Nicolas Cage returns to form in 'Joe'
There are all kinds of theories about Nicolas Cage's acting style, usually centred on whether he has insane hair or not (he usually does). But the fact is that every now and then, in between those ridiculously over-the-top performances he's known for (such as in the Ghost Rider movies or the similar Drive Angry), he surprises his audience with a subtle bit of genuinely great acting.
Nicolas Cage in 'Joe'
He is an Oscar winner, after all, deservedly taking home the top prize for his astounding performance in Leaving Las Vegas (1995) after a series of alternately nutty and/or charming turns in movies like Peggy Sue Got Married (1986), Raising Arizona (1987), Moonstruck (1987), Vampire's Kiss (1988), Wild at Heart (1990) and Honeymoon in Vegas (1992).

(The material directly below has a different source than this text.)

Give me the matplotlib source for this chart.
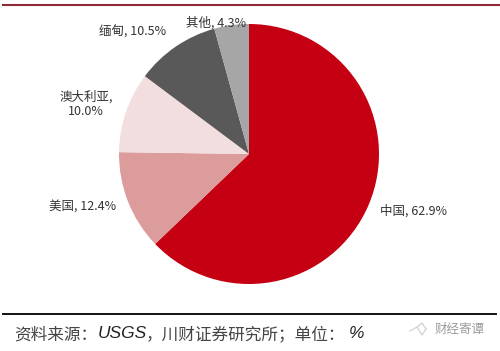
import matplotlib
matplotlib.use("Agg")
import matplotlib.pyplot as plt

plt.rcParams['font.family'] = ['Noto Sans CJK SC', 'DejaVu Sans']

categories = ['中国', '美国', '澳大利亚', '缅甸', '其他']
values = [62.9, 12.4, 10.0, 10.5, 4.3]
colors = ['#C50012', '#DC9C9C', '#F2DEDF', '#595959', '#A6A6A6']
labels = ['中国, 62.9%', '美国, 12.4%', '澳大利亚,\n10.0%', '缅甸, 10.5%', '其他, 4.3%']
label_px = [(413, 211), (83, 207), (86, 104), (133, 32), (216, 23)]

W, H = 500, 351
fig = plt.figure(figsize=(W / 100, H / 100), dpi=100, facecolor='white')

cx, cy, r = 249, 154, 130
ax = fig.add_axes([(cx - r) / W, 1 - (cy + r) / H, 2 * r / W, 2 * r / H])
ax.pie(values, colors=colors, startangle=90, counterclock=False, radius=1,
       wedgeprops={'linewidth': 0})
ax.set_xlim(-1, 1)
ax.set_ylim(-1, 1)
ax.set_aspect('equal')
ax.axis('off')

def fx(x):
    return x / W

def fy(y):
    return 1 - y / H

for lab, (x, y) in zip(labels, label_px):
    fig.text(fx(x), fy(y), lab, ha='center', va='center', fontsize=9,
             color='#333333', linespacing=1.15)

fig.add_artist(plt.Line2D([fx(3), fx(500)], [fy(5), fy(5)], color='#8E2A35', lw=1.5))
fig.add_artist(plt.Line2D([fx(3), fx(496)], [fy(314), fy(314)], color='#111111', lw=1.4))

fig.text(fx(14), fy(335), '资料来源：', ha='left', va='center', fontsize=12, color='#444444')
fig.text(fx(98), fy(334), 'USGS', ha='left', va='center', fontsize=12.5, color='#222222',
         family='Liberation Sans', style='italic')
fig.text(fx(146), fy(335), '，川财证券研究所；单位：', ha='left', va='center', fontsize=12, color='#444444')
fig.text(fx(349), fy(334), '%', ha='left', va='center', fontsize=12.5, color='#222222',
         family='Liberation Sans', style='italic')
fig.text(fx(435), fy(329), '财经寄谭', ha='left', va='center', fontsize=9, color='#9A9A9A')

fig.add_artist(plt.Line2D([fx(410), fx(417), fx(422), fx(426)], [fy(331), fy(327), fy(323), fy(329)],
                          color='#D5D5D5', lw=1))
fig.add_artist(plt.Line2D([fx(417), fx(422), fx(426)], [fy(327), fy(335), fy(329)],
                          color='#D5D5D5', lw=1))

fig.savefig('out.png', dpi=100)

Since 1995 his career seems to have split into separate strands. There's the action hero of The Rock, Con Air, Face/Off, the National Treasure movies; the brooding protagonist in Snake Eyes, Bringing Out the Dead, World Trade Center, The Frozen Ground; and the one big star in forgettable, anonymously titled thrillers like Next, Knowing, Justice, Trespass, Stolen, Rage. He's also willing to risk-(and usually lose) everything in movies like The Family Man, Captain Corelli's Mandolin, Windtalkers, Matchstick Men, Lord of War and most notoriously the 2006 remake of The Wicker Man.
More: Read our 'Joe' review
But every now and then he shocks audiences with a genuinely resonant performance that seems to dig much deeper. His Oscar-nominated postmodern turn in Spike Jonze's Adaptation (2002) is simply astonishing. In Werner Herzog's outrageous 2009 thriller Bad Lieutenant, he managed to show some serious depth beneath his usual gonzo scene-chewing. And in 2010's Kick-Ass he stole the show by cleverly riffing on his own persona. With this year's Joe, he gets the chance to properly reinvent himself as a gritty actor. Hey, it worked for Matthew McConaughey with 2012's Mud, a similar drama that also costars the hugely talented Tye Sheridan. Perhaps there's a second Oscar in Cage's future after all.